Fundamental Understanding of Carbon Evolution in Polycarbosilane Derived SiC Ceramics: A ReaxFF Molecular Dynamics Study

Abstract

The in situ formed free carbon (C_free ) phase in polycarbosilane (PCS)-derived SiC ceramics plays a dual role, providing essential functionalities while compromising structural stability. However, a predictive design of these materials is currently hindered by an incomplete understanding of the atomic-scale mechanisms governing C_free evolution during pyrolysis. In this work, this knowledge gap is bridged using large-scale reactive molecular dynamics simulations, enabled by a newly optimized ReaxFF force field. A multi-tiered control mechanism is revealed. The initial C/Si ratio is demonstrated to dictate the macroscopic phase separation pathway, driving a definitive transition from nucleation-and-growth to spinodal decomposition at high carbon contents.

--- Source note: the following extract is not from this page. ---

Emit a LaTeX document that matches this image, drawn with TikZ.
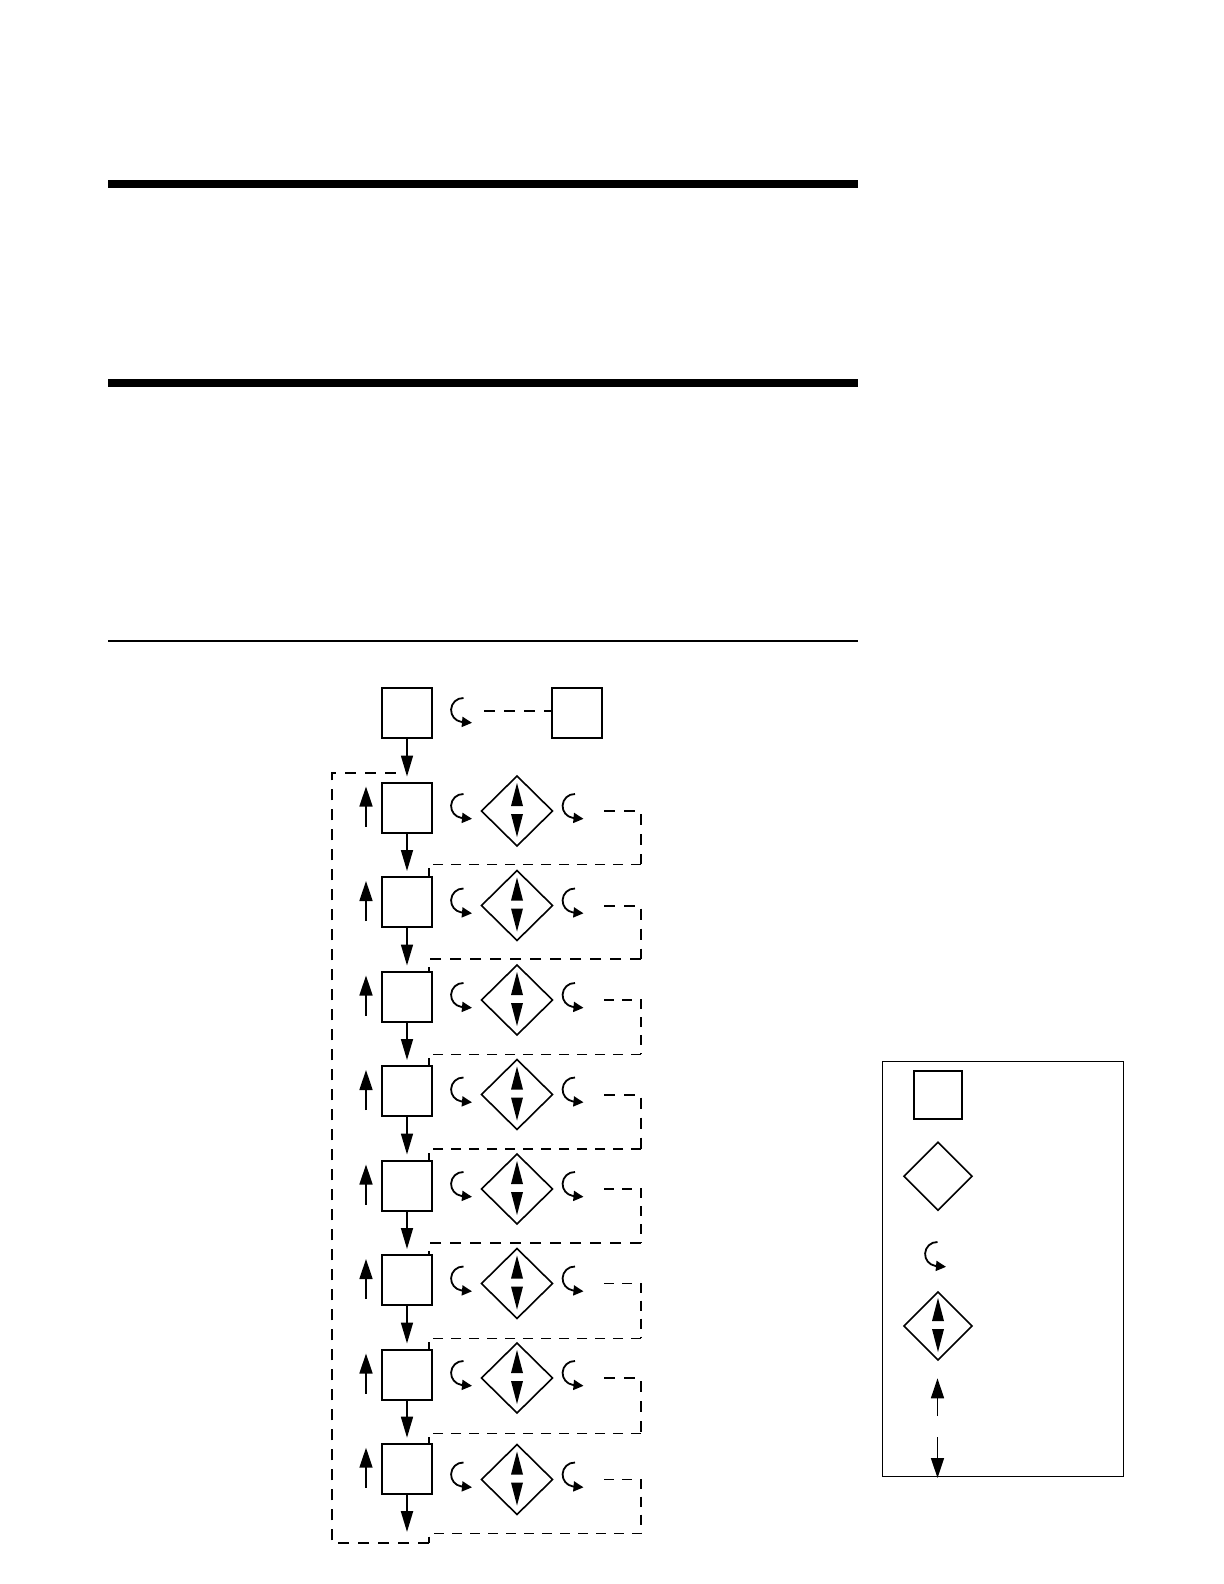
\documentclass[tikz,border=0pt]{standalone}
\usetikzlibrary{shapes.geometric,arrows.meta,calc}
\begin{document}
\begin{tikzpicture}[x=0.5pt,y=-0.5pt,
  box/.style={draw,line width=1pt,minimum size=25pt,inner sep=0pt,outer sep=0pt},
  dia/.style={draw,diamond,line width=0.8pt,minimum width=35.5pt,minimum height=35pt,inner sep=0pt,outer sep=0pt},
  flow/.style={line width=0.8pt,-{Triangle[length=10.5pt,width=6pt]}},
  upflow/.style={line width=0.8pt,-{Triangle[length=10pt,width=6.5pt]}},
  loopdash/.style={line width=1pt,dash pattern=on 5.5pt off 4.5pt},
  thindash/.style={line width=0.7pt,dash pattern=on 5pt off 4pt},
  curl/.pic={\draw[line width=0.9pt,-{Triangle[length=5pt,width=5pt]}] (0.5,-12) arc[start angle=272,end angle=100,radius=12] -- ++(11,1);},
  updown/.pic={\fill (-6,-5)--(6,-5)--(0,-28)--cycle; \fill (-6,3)--(6,3)--(0,26)--cycle;}
]
\useasboundingbox[fill=white] (0,0) rectangle (1224,1584);

% header rules
\fill (108,180.3) rectangle (857.7,187.7);
\fill (108,379) rectangle (857.7,387);
\draw[line width=1pt] (108,641) -- (857.7,641);

% top row
\node[box] (b0) at (407,712.7) {};
\node[box] (br) at (576.5,712.7) {};
\pic at (463,710) {curl};
\coordinate (t0) at (484,710.7);
\draw[loopdash] (t0) -- (t0 -| br.west);

% rows
\foreach \i/\yb/\ye in {1/807.5/811,2/902/905.5,3/996.5/1000,4/1091/1094.5,5/1185.5/1189,6/1280/1283.5,7/1374.5/1378,8/1468.7/1479.5}{
  \node[box] (b\i) at (407,\yb) {};
  \node[dia] (d\i) at (517,\ye) {};
  \pic at (d\i) {updown};
  \pic at (463,\ye-5) {curl};
  \pic at (574.5,\ye-5) {curl};
  \coordinate (ua\i) at (366,\yb+19);
  \coordinate (ub\i) at (366,\yb-21);
  \draw[upflow] (ua\i) -- (ub\i);
  \coordinate (r\i) at (604,\ye);
}

% downward flow
\draw[flow] (b0.south) -- ($(b1.north)+(0,-6)$);
\foreach \i/\j in {1/2,2/3,3/4,4/5,5/6,6/7,7/8}{
  \draw[flow] (b\i.south) -- ($(b\j.north)+(0,-6)$);
}
\coordinate (bend) at (407,1532);
\draw[flow,line width=1.1pt] (b8.south) -- (bend);

% return paths
\foreach \i/\j/\ret/\sa/\sb in {1/2/864.3/loopdash/thindash,2/3/959.3/loopdash/loopdash,3/4/1054.3/thindash/thindash,4/5/1149/loopdash/thindash,5/6/1243.3/thindash/loopdash,6/7/1338.3/thindash/thindash,7/8/1433.3/loopdash/thindash}{
  \coordinate (rc\i) at (641,\ret);
  \draw[\sa] (r\i) -| (rc\i);
  \draw[\sb] (rc\i) -| ([xshift=-1.5pt]b\j.north east);
}
\coordinate (loopend) at (396,773.3);
\draw[thindash] (r8) -| (641,1533.3) -| (429,1543.3);
\draw[loopdash] (429,1543.3) -- (332,1543.3) -- (332,773.3) -- (loopend);

% legend
\node[draw,line width=0.75pt,minimum width=120.5pt,minimum height=207.4pt,inner sep=0pt] (leg) at (1003,1268.9) {};
\node[box,minimum size=24pt] (lsq) at (937.5,1095.3) {};
\node[dia,minimum width=34pt,minimum height=34pt] (ldia) at (938,1176.3) {};
\pic at (937,1254) {curl};
\node[dia,minimum width=34pt,minimum height=34pt] (ldia2) at (938,1326) {};
\pic at (ldia2) {updown};
\coordinate (lua) at (937.5,1416);
\coordinate (lub) at (937.5,1378.3);
\draw[upflow] (lua) -- (lub);
\coordinate (lda) at (937.5,1437);
\coordinate (ldb) at (937.5,1478);
\draw[upflow] (lda) -- (ldb);
\end{tikzpicture}
\end{document}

Within this framework, the atomic-scale nucleation pathway is shown to be governed by the chemical form of the carbon source; aliphatic side groups yield amorphous clusters via radical polymerization, whereas pre-aromatic molecules template the formation of ordered domains through direct aggregation. Furthermore, a novel, self-perpetuating 'poisoning' mechanism is uncovered, by which methane actively inhibits graphitization through the continuous creation of stable sp³ defects on graphitic surfaces. These mechanistic insights replace the traditional 'black box' view of PDC pyrolysis with a predictive, science-based framework, providing validated design principles for rationally engineering the C_free nanostructure to achieve tailored properties in advanced SiC ceramics.